> **Task details**: Go through the records and extract every line with the word "chart".
### Extracted material ###
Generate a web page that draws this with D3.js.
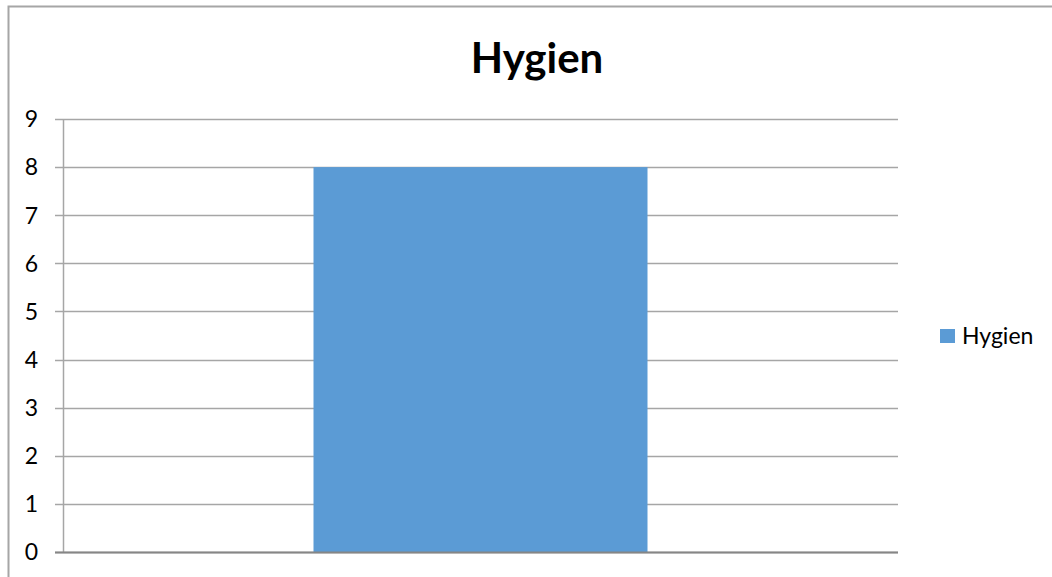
<!DOCTYPE html>
<html>
<head>
<meta charset="utf-8">
<script src="https://cdn.jsdelivr.net/npm/d3@7"></script>
<style>
  body { margin: 0; background: #fff; }
  svg { display: block; font-family: Lato, "Open Sans", sans-serif; }
</style>
</head>
<body>
<div id="chart-area"></div>
<script>
var categories = ["Hygien"];
var values = [8];
var seriesName = "Hygien";
var yTicks = [0, 1, 2, 3, 4, 5, 6, 7, 8, 9];

var margin = { left: 63, top: 119, right: 154, bottom: 25 };
var width = 1052 - margin.left - margin.right;
var height = 577 - margin.top - margin.bottom;

var svg = d3.select('#chart-area')
    .append("svg")
    .attr("width", 1052)
    .attr("height", 577);

// outer border (runs off the right / bottom edge)
svg.append("rect")
    .attr("x", 8.5)
    .attr("y", 6.5)
    .attr("width", 1060)
    .attr("height", 600)
    .attr("fill", "none")
    .attr("stroke", "#a6a6a6")
    .attr("stroke-width", 2);

// title
svg.append("text")
    .attr("x", 537)
    .attr("y", 73)
    .attr("text-anchor", "middle")
    .attr("style", "font-size: 42px; font-weight: bold")
    .attr("fill", "#000")
    .text(seriesName);

var g = svg.append("g")
    .attr("transform", "translate(" + margin.left + "," + margin.top + ")");

var x = d3.scaleBand()
    .domain(categories)
    .range([0, width])
    .paddingInner(0.6)
    .paddingOuter(0.3);

var y = d3.scaleLinear()
    .domain([0, 9])
    .range([height, 0]);

// gridlines
g.selectAll(".grid")
    .data(yTicks)
    .enter()
    .append("line")
    .attr("class", "grid")
    .attr("x1", -8)
    .attr("x2", width)
    .attr("y1", d => Math.round(y(d)) + 0.5)
    .attr("y2", d => Math.round(y(d)) + 0.5)
    .attr("stroke", "#a6a6a6")
    .attr("stroke-width", 1.5);

// bars
g.selectAll("rect.bar")
    .data(values)
    .enter()
    .append("rect")
    .attr("class", "bar")
    .attr("x", (d, i) => x(categories[i]))
    .attr("y", d => y(d))
    .attr("width", x.bandwidth())
    .attr("height", d => height - y(d))
    .attr("fill", "#5b9bd5");

// y axis line
g.append("line")
    .attr("x1", 0.5)
    .attr("x2", 0.5)
    .attr("y1", 0)
    .attr("y2", height)
    .attr("stroke", "#a6a6a6")
    .attr("stroke-width", 1.5);

// baseline
g.append("line")
    .attr("x1", -8)
    .attr("x2", width)
    .attr("y1", height + 0.5)
    .attr("y2", height + 0.5)
    .attr("stroke", "#868686")
    .attr("stroke-width", 2);

// y labels
g.selectAll(".ylabel")
    .data(yTicks)
    .enter()
    .append("text")
    .attr("class", "ylabel")
    .attr("x", -25)
    .attr("y", d => y(d))
    .attr("dy", "0.36em")
    .attr("text-anchor", "end")
    .attr("style", "font-size: 23px")
    .attr("fill", "#000")
    .text(d => d);

// legend
var legend = svg.append("g")
    .attr("transform", "translate(940, 329)");

legend.append("rect")
    .attr("width", 15)
    .attr("height", 14)
    .attr("fill", "#5b9bd5");

legend.append("text")
    .attr("x", 22)
    .attr("y", 15)
    .attr("style", "font-size: 23px")
    .attr("fill", "#000")
    .text(seriesName);
</script>
</body>
</html>
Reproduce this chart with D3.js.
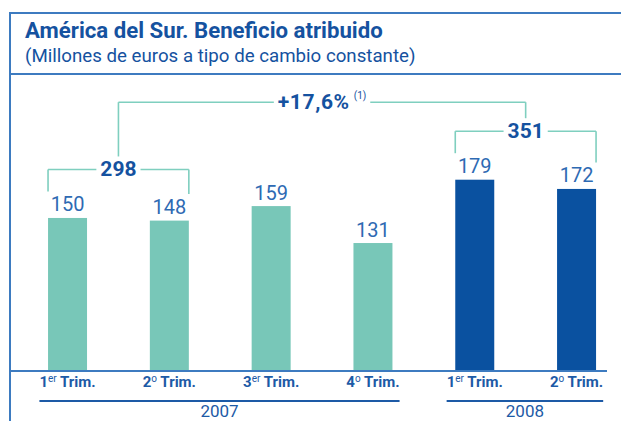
###
> **Result of this task**:
<div id="chart-area"></div>
var svg = d3.select('#chart-area')
Reproduce this chart with D3.js.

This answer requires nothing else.